Built in 1910 in Victoria Park, Freemans Bay, Auckland, to the design of architect Charles le Neve Arnold, the Campbell Free Kindergarten was named after its benefactor Sir John Logan Campbell. As one of the first free kindergartens and possibly the very first to occupy a purpose-built building, it is a rare surviving example of its kind. It is a building of national regional and local significance.

In 2000 Salmond Reed Architects was engaged to prepare a heritage assessment and in 2008, a conservation plan. At that stage the building was in poor condition, much of its internal fabric having been destroyed by fire, water ingress and vandalism.

A proposal to use part of the building for electrical services for the Victoria Park Tunnel and the ground floor rooms for community purposes was advanced in 2010 by the Victoria Park Alliance and Salmond Reed was engaged as conservation architects for the project, to oversee implementation of conservation plan policies and ensure that the adaptive reuse of the building involved the minimum loss of cultural values and heritage fabric.

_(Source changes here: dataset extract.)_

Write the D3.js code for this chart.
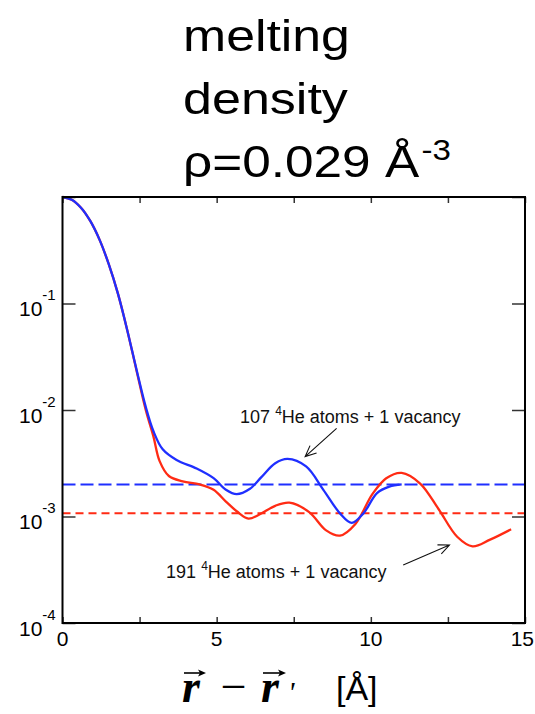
<!DOCTYPE html>
<html><head><meta charset="utf-8">
<script src="https://cdn.jsdelivr.net/npm/d3@7"></script>
<style>body{margin:0;background:#fff}svg{display:block}</style>
</head><body><svg id="c" width="535" height="714"></svg>
<script>
// ---- data ----
const blueX = [0,0.3,0.6,0.9,1.2,1.5,1.8,2.1,2.4,2.7,2.95,3.25,3.7,4.35,4.9,5.3,5.65,6.08,6.45,6.9,7.3,7.9,8.46,9.0,9.38,9.76,10.2,10.6,11.0];
const blueY = [1,0.944,0.794,0.596,0.398,0.234,0.123,0.0562,0.0240,0.0107,0.00631,0.00427,0.00339,0.00282,0.00229,0.00178,0.00162,0.00182,0.00234,0.00316,0.00347,0.00295,0.00178,0.00107,0.000871,0.00107,0.00166,0.00191,0.00200];
const redX = [0,0.3,0.6,0.9,1.2,1.5,1.8,2.1,2.4,2.7,2.95,3.15,3.45,3.9,4.45,4.9,5.3,5.65,6.03,6.4,6.9,7.36,8.0,8.55,9.0,9.5,10.05,10.5,11.0,11.6,12.2,12.8,13.3,13.85,14.55];
const redY = [1,0.944,0.794,0.596,0.398,0.234,0.123,0.0562,0.0235,0.0100,0.00562,0.00331,0.00240,0.00214,0.00200,0.00178,0.00138,0.00112,0.000955,0.00105,0.00126,0.00135,0.00110,0.000741,0.000661,0.000851,0.00162,0.00229,0.00257,0.00204,0.00117,0.000646,0.000525,0.000603,0.000759];
const blueLevel = 0.00200;
const redLevel = 0.00107;
const xTicks = [0,2.5,5,7.5,10,12.5,15];
const xLabels = [0,5,10,15];
const yTicks = [1e-4,1e-3,1e-2,1e-1,1];
const yLabels = [[1e-4,"-4"],[1e-3,"-3"],[1e-2,"-2"],[1e-1,"-1"]];
const titleLines = ["melting","density"];
const annotations = [
  {num:"107", text:"He atoms + 1 vacancy", tx:5.76, ty:0.0075, ax0:8.89, ay0:0.00673, ax1:7.87, ay1:0.00365},
  {num:"191", text:"He atoms + 1 vacancy", tx:3.36, ty:0.000263, ax0:11.05, ay0:0.000351, ax1:12.55, ay1:0.00054}
];
const BLUE = "#1f2fff", RED = "#ff2b14";

// ---- scales ----
const svg = d3.select("#c");
const x = d3.scaleLinear().domain([0,15]).range([62.5,525]);
const y = d3.scaleLog().domain([1e-4,1]).range([623,197]);

// ---- title ----
const sans = "'Liberation Sans', Arial, sans-serif";
function fitText(sel, x0, targetW){
  const w = sel.node().getBBox().width;
  sel.attr("transform", `translate(${x0},0) scale(${targetW/w},1)`);
}
const tl1 = svg.append("text").attr("x",0).attr("y",51).attr("font-family",sans).attr("font-size",45).text(titleLines[0]);
fitText(tl1,183,167);
const tl2 = svg.append("text").attr("x",0).attr("y",114).attr("font-family",sans).attr("font-size",45).text(titleLines[1]);
fitText(tl2,183,165.5);
const tl3 = svg.append("text").attr("x",0).attr("y",177).attr("font-family",sans).attr("font-size",45);
tl3.append("tspan").text("ρ=0.029 Å");
tl3.append("tspan").attr("dx",2).attr("dy",-17).attr("font-size",29).text("-3");
fitText(tl3,183,268);

// ---- dashed reference levels ----
svg.append("line").attr("x1",x(0)).attr("x2",x(15)).attr("y1",y(blueLevel)).attr("y2",y(blueLevel))
  .attr("stroke",BLUE).attr("stroke-width",2).attr("stroke-dasharray","13,5");
svg.append("line").attr("x1",x(0)).attr("x2",x(15)).attr("y1",y(redLevel)).attr("y2",y(redLevel))
  .attr("stroke",RED).attr("stroke-width",2).attr("stroke-dasharray","8,5");

// ---- curves ----
const line = d3.line().x(d=>x(d[0])).y(d=>y(d[1])).curve(d3.curveCatmullRom.alpha(0.5));
svg.append("path").datum(d3.zip(redX,redY)).attr("d",line).attr("fill","none").attr("stroke",RED).attr("stroke-width",2.3);
svg.append("path").datum(d3.zip(blueX,blueY)).attr("d",line).attr("fill","none").attr("stroke",BLUE).attr("stroke-width",2.3);

// ---- axes (ticks inward) ----
const tickStyle = g => { g.select(".domain").remove(); g.selectAll("line").attr("stroke","#333").attr("stroke-width",1.5); };
svg.append("g").attr("transform",`translate(0,${y(1e-4)})`).call(d3.axisBottom(x).tickValues(xTicks).tickSize(-6).tickFormat("")).call(tickStyle);
svg.append("g").attr("transform",`translate(0,${y(1)})`).call(d3.axisTop(x).tickValues(xTicks).tickSize(-6).tickFormat("")).call(tickStyle);
svg.append("g").attr("transform",`translate(${x(0)},0)`).call(d3.axisLeft(y).tickValues(yTicks).tickSize(-13).tickFormat("")).call(tickStyle);
svg.append("g").attr("transform",`translate(${x(15)},0)`).call(d3.axisRight(y).tickValues(yTicks).tickSize(-13).tickFormat("")).call(tickStyle);
svg.append("rect").attr("x",x(0)).attr("y",y(1)).attr("width",x(15)-x(0)).attr("height",y(1e-4)-y(1))
  .attr("fill","none").attr("stroke","#000").attr("stroke-width",2);

// tick labels
svg.selectAll(".xl").data(xLabels).enter().append("text").attr("class","xl")
  .attr("x",d=>d===15 ? 534 : x(d)).attr("y",y(1e-4)+23).attr("text-anchor",d=>d===15 ? "end" : "middle")
  .attr("font-family",sans).attr("font-size",21).text(d=>d);
const yl = svg.selectAll(".yl").data(yLabels).enter().append("text").attr("class","yl")
  .attr("x",19).attr("y",d=>y(d[0])+12.5).attr("font-family",sans).attr("font-size",21);
yl.append("tspan").text("10");
yl.append("tspan").attr("dy",-16).attr("font-size",15).text(d=>d[1]);

// ---- annotations ----
annotations.forEach(a=>{
  const t = svg.append("text").attr("x",x(a.tx)).attr("y",y(a.ty)).attr("font-family",sans).attr("font-size",18).attr("fill","#111");
  t.append("tspan").text(a.num+" ");
  t.append("tspan").attr("dy",-8).attr("font-size",12).text("4");
  t.append("tspan").attr("dy",8).text(a.text);
  const x0=x(a.ax0), y0=y(a.ay0), x1=x(a.ax1), y1=y(a.ay1);
  const ang = Math.atan2(y1-y0,x1-x0), L=12, s=0.42;
  const p1=[x1-L*Math.cos(ang-s), y1-L*Math.sin(ang-s)], p2=[x1-L*Math.cos(ang+s), y1-L*Math.sin(ang+s)];
  svg.append("path").attr("d",`M${x0},${y0}L${x1},${y1}M${p1[0]},${p1[1]}L${x1},${y1}L${p2[0]},${p2[1]}`)
    .attr("fill","none").attr("stroke","#111").attr("stroke-width",1.1);
});

// ---- x-axis title: r - r'  [Å] ----
const serif = "'Liberation Serif', 'Times New Roman', serif";
function vecArrow(xa, xb, yy){
  svg.append("line").attr("x1",xa).attr("x2",xb-3).attr("y1",yy).attr("y2",yy).attr("stroke","#000").attr("stroke-width",1.6);
  svg.append("path").attr("d",`M${xb},${yy}L${xb-8},${yy-3.5}L${xb-6},${yy}L${xb-8},${yy+3.5}Z`).attr("fill","#000");
}
const base = 702;
svg.append("text").attr("x",182).attr("y",base).attr("font-family",serif).attr("font-style","italic").attr("font-weight","bold").attr("font-size",46).text("r");
vecArrow(184,206,673);
svg.append("text").attr("x",233.7).attr("y",base).attr("text-anchor","middle").attr("font-family",serif).attr("font-size",46).text("−");
svg.append("text").attr("x",261).attr("y",base).attr("font-family",serif).attr("font-style","italic").attr("font-weight","bold").attr("font-size",46).text("r");
vecArrow(263,286,673);
svg.append("text").attr("x",288).attr("y",base).attr("font-family",serif).attr("font-style","italic").attr("font-size",30).text("'");
svg.append("text").attr("x",336).attr("y",700).attr("font-family",sans).attr("font-size",34).text("[Å]");
</script></body></html>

The building has required seismic strengthening, reconstruction of lost walls and windows, ceilings and floors and the principal ground floor spaces are being returned to their former state to look much as they would have in 1910. This has been achieved through a detailed reference to old photographs, the reinstatement of lath and plaster walls and the analysis of paint samples to accurately determine original colour schemes.

The completed building is scheduled to open in May 2011.